I have a few trees I am thinking of getting cut down anyone know about what it would cost? They are around the house not in a wooded area.


----------



## 5HwnBoys (Feb 3, 2010)

I also have a few I am considering having cut down


----------



## sinclair1 (Feb 3, 2010)

I had a huge hickory that was about 20ft from the house cut down and hauled off for $250. It was a professional tree service. I did save a few logs


----------



## Woodscrew (Feb 3, 2010)

sinclair1 said:


> I had a huge hickory that was about 20ft from the house cut down and hauled off for $250. It was a professional tree service. I did save a few logs



Wish I could find that kind of a deal.


----------



## sinclair1 (Feb 3, 2010)

Woodscrew said:


> Wish I could find that kind of a deal.


 I was surprised too, I guess he wanted the wood. I expected about 500 bucks.


----------



## rjcruiser (Feb 3, 2010)

a lot depends on how tall the tree is, whether or not they have to top it or not.  I had a sweet gum tree with 2 stocks that was about 30 feet from the house.  They were able to drop it and cut it into 18in sections so I could keep it for firewood for $200-250.  Neighbor had 3 pines come down at the same time from the same guy.  They had to be climbed and topped before coming down.  Believe he paid around $800 for those three cut and hauled off.


----------



## Twenty five ought six (Feb 3, 2010)

rjcruiser said:


> a lot depends on how tall the tree is, whether or not they have to top it or not.  I had a sweet gum tree with 2 stocks that was about 30 feet from the house.  They were able to drop it and cut it into 18in sections so I could keep it for firewood for $200-250.  Neighbor had 3 pines come down at the same time from the same guy.  They had to be climbed and topped before coming down.  Believe he paid around $800 for those three cut and hauled off.

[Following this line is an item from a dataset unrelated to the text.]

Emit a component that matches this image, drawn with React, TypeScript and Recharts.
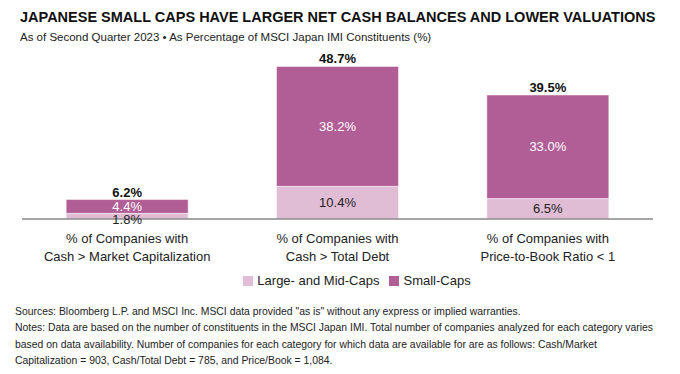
import React from 'react';
import { BarChart, Bar, XAxis, YAxis, LabelList, Legend } from 'recharts';

const categories = [
  ['% of Companies with', 'Cash > Market Capitalization'],
  ['% of Companies with', 'Cash > Total Debt'],
  ['% of Companies with', 'Price-to-Book Ratio < 1'],
];
const largeMidCaps = [1.8, 10.4, 6.5];
const smallCaps = [4.4, 38.2, 33.0];
const totals = [6.2, 48.7, 39.5];

const LARGE_COLOR = '#E1BCD5';
const SMALL_COLOR = '#B15E96';
const FONT = "'Liberation Sans', Arial, sans-serif";

const data = categories.map((c, i) => ({
  name: c.join('\n'),
  large: largeMidCaps[i],
  small: smallCaps[i],
  total: totals[i],
}));

const CategoryTick = (props: any) => {
  const { x, y, payload } = props;
  const lines = String(payload.value).split('\n');
  return (
    <g transform={`translate(${x},${y})`}>
      {lines.map((l, i) => (
        <text key={i} x={0} y={16 + i * 18} textAnchor="middle" fontSize={13} fill="#222" fontFamily={FONT}>
          {l}
        </text>
      ))}
    </g>
  );
};

// centred value; very thin segments push their label a little lower, as in the original
const SegmentLabel = (props: any) => {
  const { x, y, width, height, value, textColor } = props;
  const dy = height < 10 ? 3 : 0;
  return (
    <text x={x + width / 2} y={y + height / 2 + dy} dy="0.35em" textAnchor="middle" fontSize={13} fill={textColor} fontFamily={FONT}>
      {Number(value).toFixed(1)}%
    </text>
  );
};

const TotalLabel = (props: any) => {
  const { x, y, width, index } = props;
  return (
    <text x={x + width / 2} y={y - 3} textAnchor="middle" fontSize={13} fontWeight={600} fill="#111" fontFamily={FONT}>
      {totals[index].toFixed(1)}%
    </text>
  );
};

const LegendContent = () => (
  <div style={{ display: 'flex', justifyContent: 'center', alignItems: 'center', fontFamily: FONT, fontSize: 13, color: '#222' }}>
    <span style={{ display: 'inline-block', width: 10, height: 10, background: LARGE_COLOR, marginRight: 4 }} />
    <span style={{ marginRight: 10 }}>Large- and Mid-Caps</span>
    <span style={{ display: 'inline-block', width: 10, height: 10, background: SMALL_COLOR, marginRight: 4 }} />
    <span>Small-Caps</span>
  </div>
);

export default function App() {
  return (
    <div style={{ position: 'absolute', left: 0, top: 0, width: 680, height: 374, background: '#fff', fontFamily: FONT }}>
      <div style={{ position: 'absolute', left: 20, top: 9, fontSize: 14.5, fontWeight: 700, color: '#111', whiteSpace: 'nowrap' }}>
        JAPANESE SMALL CAPS HAVE LARGER NET CASH BALANCES AND LOWER VALUATIONS
      </div>
      <div style={{ position: 'absolute', left: 20, top: 31, fontSize: 11.5, color: '#222', whiteSpace: 'nowrap' }}>
        As of Second Quarter 2023 • As Percentage of MSCI Japan IMI Constituents (%)
      </div>
      <div style={{ position: 'absolute', left: 0, top: 0 }}>
        <BarChart width={680} height={300} data={data} margin={{ top: 62, right: 27, left: 22, bottom: 30 }} barCategoryGap="21%">
          <XAxis
            dataKey="name"
            axisLine={{ stroke: '#888', strokeWidth: 1.5 }}
            tickLine={false}
            tick={<CategoryTick />}
            height={51}
            interval={0}
          />
          <YAxis hide domain={[0, 50]} />
          <Legend
            layout="horizontal"
            verticalAlign="middle"
            align="center"
            content={<LegendContent />}
            wrapperStyle={{ position: 'absolute', top: 273, left: 17, width: 680 }}
          />
          <Bar dataKey="large" stackId="a" fill={LARGE_COLOR} stroke="#fff" strokeWidth={0.5} isAnimationActive={false}>
            <LabelList dataKey="large" content={<SegmentLabel textColor="#222" />} />
          </Bar>
          <Bar dataKey="small" stackId="a" fill={SMALL_COLOR} stroke="#fff" strokeWidth={0.5} isAnimationActive={false}>
            <LabelList dataKey="small" content={<SegmentLabel textColor="#fff" />} />
            <LabelList dataKey="total" content={<TotalLabel />} />
          </Bar>
        </BarChart>
      </div>
      <div style={{ position: 'absolute', left: 15, top: 304, fontSize: 10.4, lineHeight: '16.3px', color: '#222', whiteSpace: 'nowrap' }}>
        <div>Sources: Bloomberg L.P. and MSCI Inc. MSCI data provided "as is" without any express or implied warranties.</div>
        <div>Notes: Data are based on the number of constituents in the MSCI Japan IMI. Total number of companies analyzed for each category varies</div>
        <div>based on data availability. Number of companies for each category for which data are available for are as follows: Cash/Market</div>
        <div>Capitalization = 903, Cash/Total Debt = 785, and Price/Book = 1,084.</div>
      </div>
    </div>
  );
}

If they have to climb the tree, about $200 per pine tree is average in this area.  That includes total clean-up.

Neighbor had one where they had to bring a crane and bucket in, and that one cost her nearly $1000.00.


----------



## shakey gizzard (Feb 3, 2010)

Always ask for 2 prices. Dropped and hauld off!


----------



## deerhunter2222 (Feb 3, 2010)

Call North American Tree Service. Great Prices. They cut a 60 ft tree down 20 feet from the house for 400. more trees = less money spent!


----------



## trents99 (Feb 3, 2010)

Guy down here quoted me $275 per for pine trees that would be climbed/topped. He was going to be taking 9 from my neighbor so he asked if I had any I wanted taken down while he was there.


----------



## Dead Eye Eddy (Feb 3, 2010)

We paid $350 topped, dropped, and hauled for a big white pine that was leaning towards the house a few years back.  That included grinding the stump.


----------



## Jody Hawk (Feb 4, 2010)

I know a good arborist in Covington, I sent you a pm. He'll treat you right !!!!


----------



## Nugefan (Feb 4, 2010)

Jody Hawk said:


> I know a good arborist in Covington, I sent you a pm. He'll treat you right !!!!



Jody please forward that info to me too .....

Thanks ....


----------



## HacksawJimWagons (Feb 4, 2010)

sinclair1 said:


> I had a huge hickory that was about 20ft from the house cut down and hauled off for $250. It was a professional tree service. I did save a few logs



same here...

Had a SweetGum, MONSTER of a tree...not only was it close to the house, it was wrapped into the cable and power lines....

300 bucks, stump grinded, trash hauled...the whole deal...

I called a local tree service, (Trees N More)....


BUT, as things go in the neighborhood, my elderly neighbor saw me getting my giant tree removed and decided to have his giant oak removed the very next day, but with a different tree service...

They charged my poor neighbor 600 bucks and left the stump...And they werent too quick about it either...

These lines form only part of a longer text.